[What you will do] Repeat every line below exactly, word for word.

[Available data]
>> Start

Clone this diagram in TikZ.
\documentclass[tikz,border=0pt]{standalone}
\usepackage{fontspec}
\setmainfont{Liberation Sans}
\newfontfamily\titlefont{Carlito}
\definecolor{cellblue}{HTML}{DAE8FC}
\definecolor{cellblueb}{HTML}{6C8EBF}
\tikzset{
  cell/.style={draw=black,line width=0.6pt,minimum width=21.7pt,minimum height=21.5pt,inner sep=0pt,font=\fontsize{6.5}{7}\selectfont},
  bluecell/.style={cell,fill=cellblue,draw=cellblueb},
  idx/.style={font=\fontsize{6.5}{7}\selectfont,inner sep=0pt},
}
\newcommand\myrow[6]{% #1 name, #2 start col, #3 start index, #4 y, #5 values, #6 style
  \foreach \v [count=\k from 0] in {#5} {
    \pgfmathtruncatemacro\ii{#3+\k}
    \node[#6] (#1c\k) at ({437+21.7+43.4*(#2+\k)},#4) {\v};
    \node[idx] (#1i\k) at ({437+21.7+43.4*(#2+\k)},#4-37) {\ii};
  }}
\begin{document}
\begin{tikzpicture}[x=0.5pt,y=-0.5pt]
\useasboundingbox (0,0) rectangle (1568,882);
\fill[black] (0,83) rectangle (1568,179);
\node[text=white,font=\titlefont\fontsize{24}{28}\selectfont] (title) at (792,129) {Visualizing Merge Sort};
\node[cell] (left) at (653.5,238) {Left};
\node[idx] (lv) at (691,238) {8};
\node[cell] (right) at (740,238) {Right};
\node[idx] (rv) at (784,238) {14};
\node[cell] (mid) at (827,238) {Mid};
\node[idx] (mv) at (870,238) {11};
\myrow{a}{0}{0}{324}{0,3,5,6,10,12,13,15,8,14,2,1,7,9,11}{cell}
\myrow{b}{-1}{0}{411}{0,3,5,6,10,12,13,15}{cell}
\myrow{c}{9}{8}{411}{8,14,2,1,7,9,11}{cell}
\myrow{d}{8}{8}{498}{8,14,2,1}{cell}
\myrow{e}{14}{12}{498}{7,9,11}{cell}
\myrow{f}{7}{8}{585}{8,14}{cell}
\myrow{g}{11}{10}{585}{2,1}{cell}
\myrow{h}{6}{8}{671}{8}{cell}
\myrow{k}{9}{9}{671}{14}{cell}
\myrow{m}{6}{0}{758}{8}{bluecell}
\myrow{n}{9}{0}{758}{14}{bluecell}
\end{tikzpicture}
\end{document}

>> End

[Written answer]
Clone this diagram in TikZ.
\documentclass[tikz,border=0pt]{standalone}
\usepackage{fontspec}
\setmainfont{Liberation Sans}
\newfontfamily\titlefont{Carlito}
\definecolor{cellblue}{HTML}{DAE8FC}
\definecolor{cellblueb}{HTML}{6C8EBF}
\tikzset{
  cell/.style={draw=black,line width=0.6pt,minimum width=21.7pt,minimum height=21.5pt,inner sep=0pt,font=\fontsize{6.5}{7}\selectfont},
  bluecell/.style={cell,fill=cellblue,draw=cellblueb},
  idx/.style={font=\fontsize{6.5}{7}\selectfont,inner sep=0pt},
}
\newcommand\myrow[6]{% #1 name, #2 start col, #3 start index, #4 y, #5 values, #6 style
  \foreach \v [count=\k from 0] in {#5} {
    \pgfmathtruncatemacro\ii{#3+\k}
    \node[#6] (#1c\k) at ({437+21.7+43.4*(#2+\k)},#4) {\v};
    \node[idx] (#1i\k) at ({437+21.7+43.4*(#2+\k)},#4-37) {\ii};
  }}
\begin{document}
\begin{tikzpicture}[x=0.5pt,y=-0.5pt]
\useasboundingbox (0,0) rectangle (1568,882);
\fill[black] (0,83) rectangle (1568,179);
\node[text=white,font=\titlefont\fontsize{24}{28}\selectfont] (title) at (792,129) {Visualizing Merge Sort};
\node[cell] (left) at (653.5,238) {Left};
\node[idx] (lv) at (691,238) {8};
\node[cell] (right) at (740,238) {Right};
\node[idx] (rv) at (784,238) {14};
\node[cell] (mid) at (827,238) {Mid};
\node[idx] (mv) at (870,238) {11};
\myrow{a}{0}{0}{324}{0,3,5,6,10,12,13,15,8,14,2,1,7,9,11}{cell}
\myrow{b}{-1}{0}{411}{0,3,5,6,10,12,13,15}{cell}
\myrow{c}{9}{8}{411}{8,14,2,1,7,9,11}{cell}
\myrow{d}{8}{8}{498}{8,14,2,1}{cell}
\myrow{e}{14}{12}{498}{7,9,11}{cell}
\myrow{f}{7}{8}{585}{8,14}{cell}
\myrow{g}{11}{10}{585}{2,1}{cell}
\myrow{h}{6}{8}{671}{8}{cell}
\myrow{k}{9}{9}{671}{14}{cell}
\myrow{m}{6}{0}{758}{8}{bluecell}
\myrow{n}{9}{0}{758}{14}{bluecell}
\end{tikzpicture}
\end{document}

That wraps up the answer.